Here’s a quick test for leaks in your home. Find your water meter (usually in your basement) that keeps a running tally of the amount of water that has been used in your house. Write down the current number on the meter and then leave the house for a couple hours – making sure NO water is being used in the interim (no running dishwasher, no washing machine, etc). When you come back, if the number on the water meter is the same as before – congratulations! No water leaks!

Make connections to your local food chain.

One of the things I love about living in this part of the world is that a few miles from our house, there are farms. I want my girls to grow up in a place where they are able to make the connection that food doesn’t start on a grocery store shelf. We are fickle farmers’ market goers, so my personal goal for this year is to not only frequent my local farmers’ market more often, but even take the leap and explore CSA (community-supported-agriculture) options nearby.

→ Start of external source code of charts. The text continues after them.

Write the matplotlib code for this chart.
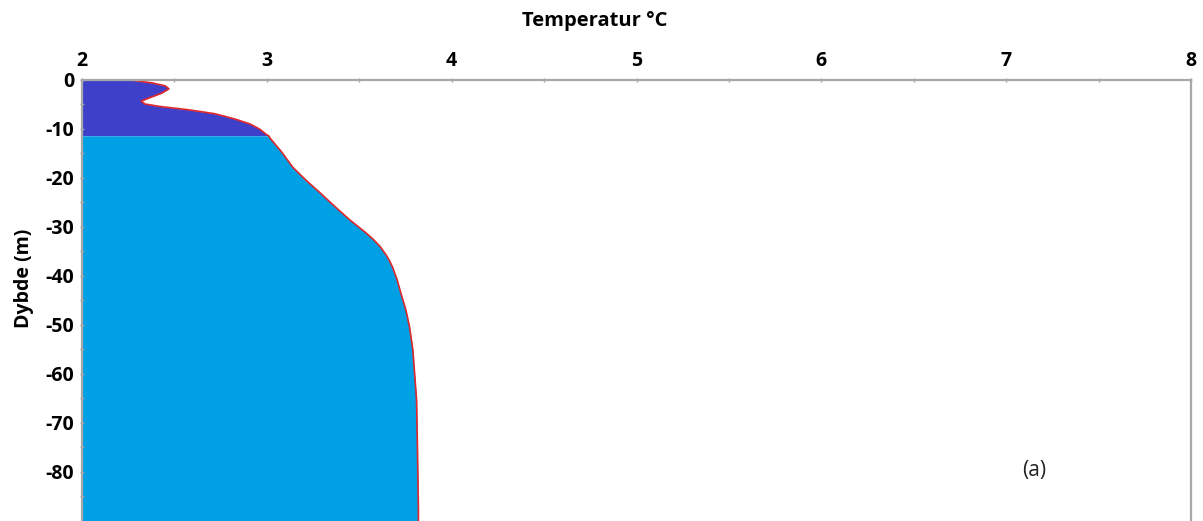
import numpy as np
import matplotlib.pyplot as plt

# Temperature profile (depth in m, temperature in degC)
depth = [0, 0.6, 1.2, 1.8, 2.7, 3.7, 4.3, 4.9, 5.4, 6.1, 6.9, 8.0, 9.0, 10.0,
         11.2, 11.4, 12.0, 14.7, 17.8, 20.4, 23.1, 25.9, 28.6, 31.0, 32.5, 34.0,
         35.7, 37.0, 38.2, 40.8, 43.5, 46.9, 50.4, 55.1, 60.2, 65.3, 75.5, 87.8, 90]
temp = [2.26, 2.38, 2.45, 2.47, 2.43, 2.36, 2.32, 2.34, 2.42, 2.58, 2.72, 2.83,
        2.91, 2.96, 3.00, 3.01, 3.02, 3.08, 3.14, 3.21, 3.29, 3.37, 3.45, 3.53,
        3.575, 3.613, 3.645, 3.665, 3.68, 3.705, 3.725, 3.752, 3.772, 3.79, 3.80,
        3.81, 3.815, 3.82, 3.82]
mixed_layer = 11.4  # base of the upper layer (m)

xticks = [2, 3, 4, 5, 6, 7, 8]
yticks = [0, -10, -20, -30, -40, -50, -60, -70, -80]

z = -np.array(depth)
t = np.array(temp)
upper = np.array(depth) <= mixed_layer
lower = np.array(depth) >= mixed_layer

plt.rcParams['font.family'] = ['Open Sans', 'DejaVu Sans']

fig = plt.figure(figsize=(12.03, 5.21), dpi=100)
ax = fig.add_axes([0.0682, 0.0, 0.9218, 0.8465])

# upper (dark) and lower (light) parts of the water column
ax.fill_betweenx(z[upper], 2, t[upper], color='#3F40C9', lw=0)
ax.fill_betweenx(z[lower], 2, t[lower], color='#00A1E4', lw=0)
ax.plot(t, z, color='#E0272B', lw=1.2, solid_joinstyle='round')

ax.set_xlim(2, 8)
ax.set_ylim(-90, 0)
ax.xaxis.tick_top()
ax.xaxis.set_label_position('top')
ax.set_xticks(xticks)
ax.set_xticks(np.arange(2.5, 8, 1), minor=True)
ax.set_yticks(yticks)
ax.set_yticks(np.arange(-85, 0, 10), minor=True)
ax.set_xticklabels([str(v) for v in xticks], fontweight='bold', fontsize=14)
ax.set_yticklabels([str(v) for v in yticks], fontweight='bold', fontsize=14)
ax.tick_params(which='both', direction='inout', length=3, width=1, color='#A0A0A0',
               pad=4)
ax.tick_params(axis='x', pad=5)

for side in ['top', 'left', 'right']:
    ax.spines[side].set_color('#A8A8A8')
    ax.spines[side].set_linewidth(1.6)
ax.spines['bottom'].set_visible(False)

ax.set_xlabel('Temperatur °C', fontweight='bold', fontsize=14.5)
ax.xaxis.set_label_coords(0.462, 1.122)
ax.set_ylabel('Dybde (m)', fontweight='bold', fontsize=14)
ax.yaxis.set_label_coords(-0.043, 0.55)

ax.text(0.859, 0.115, '(a)', transform=ax.transAxes, fontsize=15,
        ha='center', va='center', color='#222222')

plt.savefig('out.png', dpi=100)
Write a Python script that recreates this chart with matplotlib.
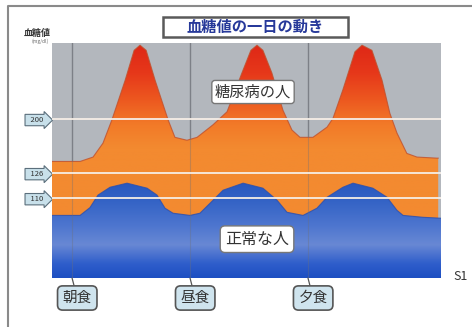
import numpy as np
import matplotlib
matplotlib.use("Agg")
import matplotlib.pyplot as plt
from matplotlib.colors import LinearSegmentedColormap
from matplotlib.lines import Line2D
from matplotlib.patches import Rectangle
from matplotlib.transforms import blended_transform_factory

plt.rcParams["font.family"] = ["Noto Sans CJK JP", "DejaVu Sans"]

# Time of day (hours) and blood glucose (mg/dl): diabetic person
hours_diabetic = [6.15, 7.34, 7.89, 8.31, 8.69, 9.25, 9.63, 9.88, 10.14, 10.52,
                  11.07, 11.36, 11.87, 12.30, 12.97, 13.57, 14.20, 14.58, 14.84,
                  15.09, 15.47, 15.94, 16.32, 16.66, 17.21, 17.81, 18.06, 18.48,
                  18.99, 19.29, 19.71, 20.14, 20.47, 20.77, 21.19, 21.62, 22.47, 22.52]
glucose_diabetic = [142, 142, 148, 167, 199, 253, 294, 301, 294, 253,
                    199, 175, 171, 175, 192, 210, 263, 294, 301,
                    294, 263, 212, 185, 175, 175, 189, 201, 240,
                    292, 301, 294, 253, 208, 181, 153, 148, 146.5, 146.5]

# Healthy person
hours_normal = [6.15, 7.34, 7.76, 8.10, 8.61, 9.33, 10.18, 10.60, 10.94, 11.28,
                12.0, 12.42, 12.85, 13.40, 14.25, 15.09, 15.69, 16.11, 16.79,
                17.38, 17.81, 18.48, 18.91, 19.75, 20.35, 20.77, 21.03, 21.87, 22.64]
glucose_normal = [99, 99, 104, 112, 117, 119.6, 116.4, 112, 103.6, 100.4,
                  99, 100.4, 106.8, 115.1, 119.6, 116.4, 108.7, 101, 99,
                  103.6, 110.6, 117, 119.6, 116.4, 110.6, 102.3, 99, 97.8, 97.2]

meal_hours = [7, 12, 17]
meal_labels = ["朝食", "昼食", "夕食"]
ref_levels = [200, 126, 110]
ref_labels = ["200", "126", "110"]

Y_MIN, Y_MAX = 59, 304
X_MIN, X_MAX = 6.15, 22.64


# Stretched scale below the 126 mg/dl threshold
def fwd(v):
    v = np.asarray(v, dtype=float)
    return np.where(v <= 126, (v - 126) * 1.5625, (v - 126) * 0.73)


def inv(p):
    p = np.asarray(p, dtype=float)
    return np.where(p <= 0, p / 1.5625 + 126, p / 0.73 + 126)


fig = plt.figure(figsize=(4.72, 3.27), dpi=100)
fig.patch.set_facecolor("white")
ax = fig.add_axes([0.1102, 0.1498, 0.8242, 0.7187])
ax.set_yscale("function", functions=(fwd, inv))
ax.set_facecolor("#b3b7bd")

orange_cmap = LinearSegmentedColormap.from_list(
    "orange", [(0, "#f38a30"), (0.55, "#f38a30"), (0.65, "#f27a28"),
               (0.75, "#ed5a20"), (0.87, "#e6381a"), (1, "#de2616")])
blue_cmap = LinearSegmentedColormap.from_list(
    "blue", [(0, "#1d4fc2"), (0.06, "#2f5ecb"), (0.14, "#6888d4"),
             (0.22, "#4e76cf"), (0.32, "#3564c6"), (0.42, "#2655bd"), (1, "#2655bd")])
grad = np.linspace(0, 1, 256).reshape(-1, 1)

# Meal time guide lines behind the areas
for t in meal_hours:
    ax.axvline(t, color="#878a90", lw=1.0, zorder=1)

for hrs, vals, cmap, edge, z in [
        (hours_diabetic, glucose_diabetic, orange_cmap, "#c0502c", 2),
        (hours_normal, glucose_normal, blue_cmap, "#2a4fb0", 3)]:
    poly = ax.fill_between(hrs, vals, Y_MIN, color="none", lw=0, zorder=z)
    img = ax.imshow(grad, cmap=cmap, extent=(0, 1, 0, 1), origin="lower",
                    transform=ax.transAxes, aspect="auto", zorder=z)
    img.set_clip_path(poly.get_paths()[0], poly.get_transform())
    ax.plot(hrs, vals, color=edge, lw=0.8, alpha=0.8, zorder=z + 0.1)

# Faint meal lines over the areas
for t in meal_hours:
    ax.axvline(t, color="#6d7078", lw=0.8, alpha=0.35, zorder=4)

for v in ref_levels:
    ax.axhline(v, color="#f6eee6", lw=1.3, zorder=5)

ax.set_xlim(X_MIN, X_MAX)
ax.set_ylim(Y_MIN, Y_MAX)
for s in ax.spines.values():
    s.set_visible(False)
ax.set_xticks([])
ax.set_yticks(ref_levels, ["  " + s + "  " for s in ref_labels])
ax.tick_params(axis="y", length=0, labelsize=5.5, pad=4, labelcolor="#333333")
for lab in ax.get_yticklabels():
    lab.set_bbox(dict(boxstyle="rarrow,pad=0.22", fc="#c8e0ea", ec="#5b6f7c", lw=0.8))

# Series labels
ax.text(14.67, 237, "糖尿病の人", ha="center", va="center", fontsize=11,
        color="#333333", zorder=6,
        bbox=dict(boxstyle="round,pad=0.2", fc="white", ec="#777777", lw=1.0))
ax.text(14.84, 83.8, "正常な人", ha="center", va="center", fontsize=11.5,
        color="#333333", zorder=6,
        bbox=dict(boxstyle="round,pad=0.3", fc="white", ec="#777777", lw=1.0))

# Meal callouts
tx = blended_transform_factory(ax.transData, ax.transAxes)
for t, lab in zip(meal_hours, meal_labels):
    ax.annotate(lab, xy=(t, Y_MIN), xycoords="data",
                xytext=(t + 0.22, -0.085), textcoords=tx,
                ha="center", va="center", fontsize=10.5, color="#333333",
                annotation_clip=False,
                bbox=dict(boxstyle="round,pad=0.35", fc="#cfe4ee", ec="#555555", lw=1.2),
                arrowprops=dict(arrowstyle="-", color="#555555", lw=0.9,
                                shrinkA=0, shrinkB=0))

# Title box
fig.add_artist(Rectangle((163 / 472, 1 - 37 / 327), 185 / 472, 20 / 327,
                         transform=fig.transFigure, fc="white", ec="#5a5a5a", lw=1.8))
fig.text(255.5 / 472, 1 - 27 / 327, "血糖値の一日の動き", ha="center", va="center",
         fontsize=11, fontweight="bold", color="#27399a")

fig.text(37 / 472, 1 - 33 / 327, "血糖値", ha="center", va="center",
         fontsize=6.5, fontweight="bold", color="#333333")
fig.text(40 / 472, 1 - 41 / 327, "(mg/dl)", ha="center", va="center",
         fontsize=3.5, color="#666666")
fig.text(461 / 472, 1 - 277 / 327, "S1", ha="center", va="center",
         fontsize=9, color="#333333")

# Page frame
fig.add_artist(Line2D([8 / 472, 8 / 472, 1.0], [0.0, 1 - 6 / 327, 1 - 6 / 327],
                      transform=fig.transFigure, color="#8a8a8a", lw=1.5))

fig.savefig("out.png", dpi=100)
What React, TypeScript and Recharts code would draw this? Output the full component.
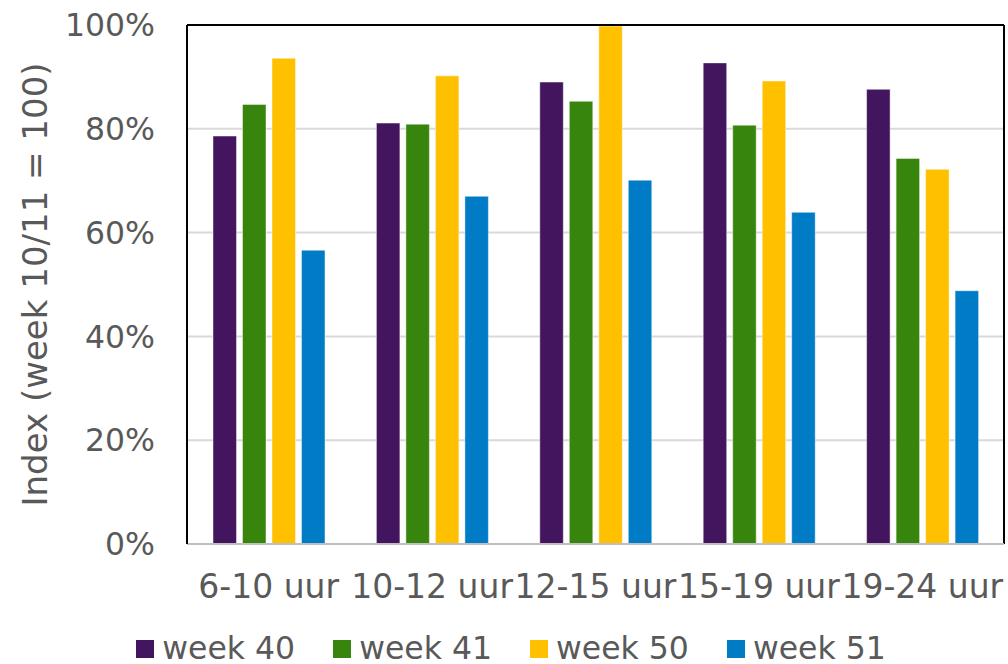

With CSAs, you pay an upfront fee at a farm and every week throughout the growing season, you’ll get a box of seasonal produce (there are also meat CSAs out there too). There is a catch though – that upfront fee is an acknowledgement that farming in of itself is a risky business; if a late season frost catches and kills the some emerging crops, your box is going to be pretty lean. But that’s the name of the game when it comes to farming – with a CSA, you’re taking on some of the risk that all farmers experience.

I think that’s a worthy experience to have though, and I’m excited to become more acclimated to the seasonality of different vegetables and figuring out ways to fix them.

The Minnesota Farmers’ Market Association has a great map of farmers’ markets across the state. And Minnesota Grown is your first stop for exploring CSA options. I’m also going to plug Farm Direct Minnesota, which originated as a Facebook group that connects farmers and their products directly with consumers. My husband loves canning tomatoes, and through Farm Direct Minnesota, we’ve connected with a tomato farmer who grows our canning tomatoes every year. It’s been so fun, delicious, and feels so good to support a local farmer!

Look at those beautiful tomatoes and makings of pasta sauce!

So get out there – set a few conservation intentions this year!